> _Data section_:
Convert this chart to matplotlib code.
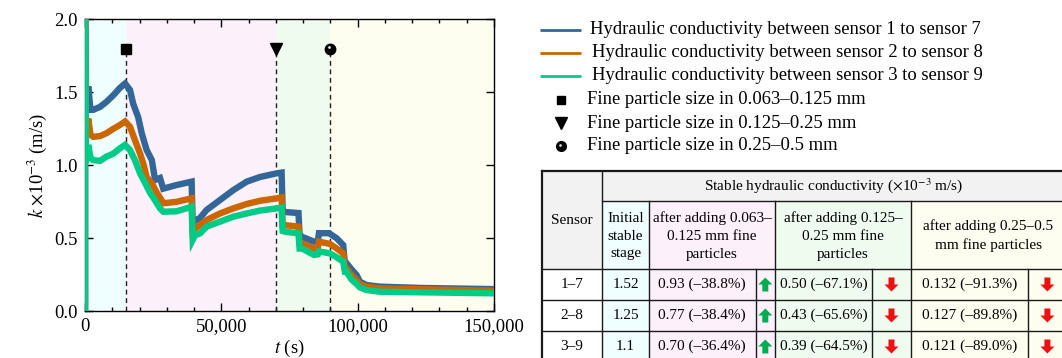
import matplotlib
matplotlib.use('Agg')
import matplotlib.pyplot as plt
from matplotlib.patches import Rectangle, Polygon
import matplotlib.transforms as mtransforms
from matplotlib.ticker import MultipleLocator, FixedLocator, FormatStrFormatter

plt.rcParams['font.family'] = ['Liberation Serif', 'DejaVu Serif']
plt.rcParams['mathtext.fontset'] = 'stix'

# ---------------- data ----------------
t_17 = [0, 0, 300, 1200, 2000, 3000, 5500, 7900, 10400, 12800, 14700, 16500, 17700,
        19500, 20800, 22600, 24500, 25700, 27500, 28700, 33600, 39100, 39500, 40300,
        42200, 44600, 49500, 54400, 59300, 64200, 70300, 72100, 72500, 73400, 78300,
        78700, 79600, 84000, 85400, 85800, 89500, 92300, 94700, 95300, 95900, 97700,
        99600, 100800, 103200, 108100, 122800, 150000]
k_17 = [0.0, 2.1, 1.40, 1.54, 1.38, 1.38, 1.40, 1.435, 1.48, 1.53, 1.56, 1.516, 1.42,
        1.33, 1.22, 1.105, 1.036, 0.90, 0.913, 0.84, 0.865, 0.888, 0.60, 0.62,
        0.64, 0.694, 0.762, 0.83, 0.888, 0.92, 0.945, 0.95, 0.69, 0.68, 0.673,
        0.52, 0.51, 0.477, 0.48, 0.535, 0.535, 0.50, 0.454, 0.33, 0.33, 0.288,
        0.249, 0.203, 0.18, 0.169, 0.16, 0.152]

t_28 = [0, 0, 300, 1200, 2000, 3000, 5500, 7900, 10400, 12800, 14700, 16500, 18300,
        20200, 21400, 22600, 24500, 26400, 28800, 33600, 39100, 39500, 40300, 42200,
        44600, 49500, 54400, 59300, 64200, 70300, 72100, 72500, 73400, 78300, 78700,
        79600, 84000, 85400, 85800, 89800, 92300, 94700, 95300, 95900, 97700, 99600,
        100800, 103200, 108100, 150000]
k_28 = [0.0, 2.1, 1.22, 1.32, 1.21, 1.195, 1.20, 1.22, 1.25, 1.276, 1.30, 1.264, 1.173,
        1.08, 1.01, 0.92, 0.877, 0.81, 0.74, 0.75, 0.774, 0.55, 0.565, 0.59,
        0.625, 0.67, 0.705, 0.735, 0.757, 0.774, 0.78, 0.59, 0.59, 0.58, 0.466,
        0.466, 0.43, 0.435, 0.477, 0.462, 0.43, 0.397, 0.295, 0.295, 0.249, 0.214,
        0.187, 0.169, 0.157, 0.141]

t_39 = [0, 0, 300, 1200, 2000, 3000, 5500, 7900, 10400, 12800, 14700, 16500, 18300,
        20200, 22100, 23900, 25700, 27500, 28700, 33600, 39100, 39500, 40300, 42200,
        44600, 49500, 54400, 59300, 64200, 70300, 72100, 72500, 73400, 78300, 78700,
        79600, 84000, 85400, 85800, 89800, 92300, 94700, 95300, 95900, 97700, 99600,
        100800, 103200, 108100, 150000]
k_39 = [0.0, 2.1, 1.02, 1.14, 1.05, 1.036, 1.03, 1.06, 1.08, 1.116, 1.14, 1.105, 1.036,
        0.945, 0.877, 0.81, 0.76, 0.705, 0.682, 0.685, 0.716, 0.49, 0.52, 0.534,
        0.58, 0.614, 0.648, 0.67, 0.69, 0.705, 0.71, 0.55, 0.545, 0.534, 0.43,
        0.43, 0.386, 0.39, 0.41, 0.397, 0.37, 0.34, 0.271, 0.271, 0.219, 0.187,
        0.164, 0.146, 0.134, 0.123]

series_labels = ['Hydraulic conductivity between sensor 1 to sensor 7',
                 'Hydraulic conductivity between sensor 2 to sensor 8',
                 'Hydraulic conductivity between sensor 3 to sensor 9']
series_colors = ['#336699', '#cc6600', '#00cc88']

stage_edges = [0, 15000, 70000, 90000, 150000]
stage_colors = ['#effefe', '#fcf0fb', '#f0fbf0', '#fefef0']

event_t = [15000, 70000, 90000]
event_k = 1.8
event_labels = ['Fine particle size in 0.063–0.125 mm',
                'Fine particle size in 0.125–0.25 mm',
                'Fine particle size in 0.25–0.5 mm']

xticks = [0, 50000, 100000, 150000]
xticklabels = ['0', '50,000', '100,000', '150,000']
yticks = [0.0, 0.5, 1.0, 1.5, 2.0]

tbl_sensor = ['1–7', '2–8', '3–9']
tbl_initial = ['1.52', '1.25', '1.1']
tbl_after_063 = ['0.93 (–38.8%)', '0.77 (–38.4%)', '0.70 (–36.4%)']
tbl_after_125 = ['0.50 (–67.1%)', '0.43 (–65.6%)', '0.39 (–64.5%)']
tbl_after_25 = ['0.132 (–91.3%)', '0.127 (–89.8%)', '0.121 (–89.0%)']
trend_063 = ['up', 'up', 'up']
trend_125 = ['down', 'down', 'down']
trend_25 = ['down', 'down', 'down']

# ---------------- figure ----------------
W, H = 1062, 358
fig = plt.figure(figsize=(W / 100, H / 100), dpi=100)

ax_l, ax_r, ax_t, ax_b = 85, 494, 19.3, 311.3
ax = fig.add_axes([ax_l / W, (H - ax_b) / H, (ax_r - ax_l) / W, (ax_b - ax_t) / H])

for i in range(len(stage_colors)):
    ax.axvspan(stage_edges[i], stage_edges[i + 1], color=stage_colors[i], lw=0, zorder=0)

for tt, kk, c in zip([t_17, t_28, t_39], [k_17, k_28, k_39], series_colors):
    ax.plot(tt, kk, color=c, lw=4.6, solid_joinstyle='miter', zorder=3)

for x in event_t:
    ax.plot([x, x], [0, 1.77], color='#222222', lw=1.0, ls=(0, (3.5, 2.6)), zorder=2)

ax.plot([event_t[0]], [event_k], marker='s', color='black', ms=6.8, zorder=5, clip_on=False)
ax.plot([event_t[1]], [event_k], marker='v', color='black', ms=8.5, zorder=5, clip_on=False)
ax.plot([event_t[2]], [event_k], marker='o', color='black', ms=7.5, zorder=5, clip_on=False)
hl = mtransforms.offset_copy(ax.transData, fig=fig, x=-1.6, y=1.6, units='dots')
ax.plot([event_t[2]], [event_k], marker='o', color='#e8e8e8', ms=2.0, mew=0,
        transform=hl, zorder=6, clip_on=False)

ax.set_xlim(0, 150000)
ax.set_ylim(0, 2.0)
ax.xaxis.set_major_locator(FixedLocator(xticks))
ax.set_xticklabels(xticklabels)
ax.xaxis.set_minor_locator(MultipleLocator(10000))
ax.yaxis.set_major_locator(FixedLocator(yticks))
ax.yaxis.set_major_formatter(FormatStrFormatter('%.1f'))
ax.tick_params(which='both', direction='in', top=True, right=True, width=1.0,
               labelsize=13.4, pad=5)
ax.tick_params(which='major', length=6)
ax.tick_params(which='minor', length=3)
for sp in ax.spines.values():
    sp.set_linewidth(1.0)
ax.set_xlabel(r'$t$ (s)', fontsize=13.4, labelpad=2)
ax.set_ylabel(r'$k$ $\times$10$^{-3}$ (m/s)', fontsize=13.4, labelpad=4)

# ---------------- overlay in pixel coordinates ----------------
ov = fig.add_axes([0, 0, 1, 1])
ov.set_xlim(0, W)
ov.set_ylim(H, 0)
ov.axis('off')
ov.patch.set_alpha(0)

# legend
leg_rows = [30, 52.5, 76, 99.5, 123, 146]
for i, (lab, c) in enumerate(zip(series_labels, series_colors)):
    y = leg_rows[i]
    ov.plot([540, 581], [y, y], color=c, lw=2.0, solid_capstyle='butt')
    ov.text(590 + (0 if i == 0 else 2), y, lab, fontsize=13.4, va='center', ha='left')
ov.plot([561], [leg_rows[3]], marker='s', color='black', ms=6.3)
ov.plot([561], [leg_rows[4]], marker='v', color='black', ms=8.0)
ov.plot([561], [leg_rows[5]], marker='o', color='black', ms=7.0)
hl2 = mtransforms.offset_copy(ov.transData, fig=fig, x=-1.5, y=1.5, units='dots')
ov.plot([561], [leg_rows[5]], marker='o', color='#e8e8e8', ms=1.9, mew=0, transform=hl2)
for i, lab in enumerate(event_labels):
    ov.text(587, leg_rows[3 + i], lab, fontsize=13.4, va='center', ha='left')

# table geometry (pixels)
xL, xS, xI, xG, xY, xR = 541.5, 602, 649, 775, 911, 1066
xPa, xGa, xYa = 755.6, 872, 1027.8
yT, y1, y2 = 171, 201, 269
row_h = 31
yB = y2 + 3 * row_h + 2
ylines = [y2 + row_h * i for i in range(4)]

gray = '#f2f2f2'
cyan, pink, green, yellow = stage_colors

def rect(x0, y0, x1, y1, c):
    ov.add_patch(Rectangle((x0, y0), x1 - x0, y1 - y0, facecolor=c, edgecolor='none',
                           clip_on=False, zorder=1))

rect(xL, yT, xS, y2, gray)
rect(xS, yT, xR, y1, gray)
rect(xS, y1, xI, yB, cyan)
rect(xI, y1, xG, yB, pink)
rect(xG, y1, xY, yB, green)
rect(xY, y1, xR, yB, yellow)
rect(xL, y2, xS, yB, 'white')

lc = '#1a1a1a'
def hline(y, x0, x1, lw=1.0):
    ov.plot([x0, x1], [y, y], color=lc, lw=lw, clip_on=False, zorder=3, solid_capstyle='projecting')
def vline(x, y0, y1, lw=1.0):
    ov.plot([x, x], [y0, y1], color=lc, lw=lw, clip_on=False, zorder=3, solid_capstyle='projecting')

hline(yT, xL, xR, 1.6)
vline(xL, yT, yB, 1.6)
hline(y1, xS, xR)
for y in ylines[:-1]:
    hline(y, xL, xR)
vline(xS, yT, yB)
for x in (xI, xG, xY):
    vline(x, y1, yB)
for x in (xPa, xGa, xYa):
    vline(x, y2, yB)

fs = 11
ls_hdr = 1.48
hdr_cy = (y1 + y2) / 2 + 1
ov.text((xL + xS) / 2, (yT + y2) / 2, 'Sensor', fontsize=fs, ha='center', va='center')
ov.text((xS + xR) / 2, (yT + y1) / 2, r'Stable hydraulic conductivity ($\times$10$^{-3}$ m/s)',
        fontsize=fs, ha='center', va='center')
ov.text((xS + xI) / 2, hdr_cy, 'Initial\nstable\nstage', fontsize=fs, ha='center',
        va='center', linespacing=ls_hdr)
ov.text((xI + xG) / 2, hdr_cy, 'after adding 0.063–\n0.125 mm fine\nparticles',
        fontsize=fs, ha='center', va='center', linespacing=ls_hdr)
ov.text((xG + xY) / 2, hdr_cy, 'after adding 0.125–\n0.25 mm fine\nparticles',
        fontsize=fs, ha='center', va='center', linespacing=ls_hdr)
ov.text((xY + xR) / 2, hdr_cy, 'after adding 0.25–0.5\nmm fine particles',
        fontsize=fs, ha='center', va='center', linespacing=ls_hdr)

def arrow(cx, cy, direction):
    hw, sw = 7.0, 3.0
    if direction == 'up':
        pts = [(cx, cy - 7), (cx + hw, cy), (cx + sw, cy), (cx + sw, cy + 7),
               (cx - sw, cy + 7), (cx - sw, cy), (cx - hw, cy)]
        col = '#00b050'
    else:
        pts = [(cx, cy + 7), (cx + hw, cy), (cx + sw, cy), (cx + sw, cy - 7),
               (cx - sw, cy - 7), (cx - sw, cy), (cx - hw, cy)]
        col = '#ee1111'
    ov.add_patch(Polygon(pts, closed=True, facecolor=col, edgecolor='none', clip_on=False, zorder=4))

for i in range(3):
    cy = ylines[i] + row_h / 2
    ov.text((xL + xS) / 2, cy, tbl_sensor[i], fontsize=fs, ha='center', va='center')
    ov.text((xS + xI) / 2, cy, tbl_initial[i], fontsize=fs, ha='center', va='center')
    ov.text((xI + xPa) / 2, cy, tbl_after_063[i], fontsize=fs, ha='center', va='center')
    ov.text((xG + xGa) / 2, cy, tbl_after_125[i], fontsize=fs, ha='center', va='center')
    ov.text((xY + xYa) / 2, cy, tbl_after_25[i], fontsize=fs, ha='center', va='center')
    arrow((xPa + xG) / 2, cy, trend_063[i])
    arrow((xGa + xY) / 2, cy, trend_125[i])
    arrow((xYa + 1067) / 2, cy, trend_25[i])

fig.savefig('out.png', dpi=100)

> _Exercise directions_:
Only the lines from the top of the data through the line with "plt.rcParams['mathtext.fontset'] = 'stix'" should be quoted, exactly and with both ends kept; skip the pictures.

> _Task output_:
Convert this chart to matplotlib code.
import matplotlib
matplotlib.use('Agg')
import matplotlib.pyplot as plt
from matplotlib.patches import Rectangle, Polygon
import matplotlib.transforms as mtransforms
from matplotlib.ticker import MultipleLocator, FixedLocator, FormatStrFormatter

plt.rcParams['font.family'] = ['Liberation Serif', 'DejaVu Serif']
plt.rcParams['mathtext.fontset'] = 'stix'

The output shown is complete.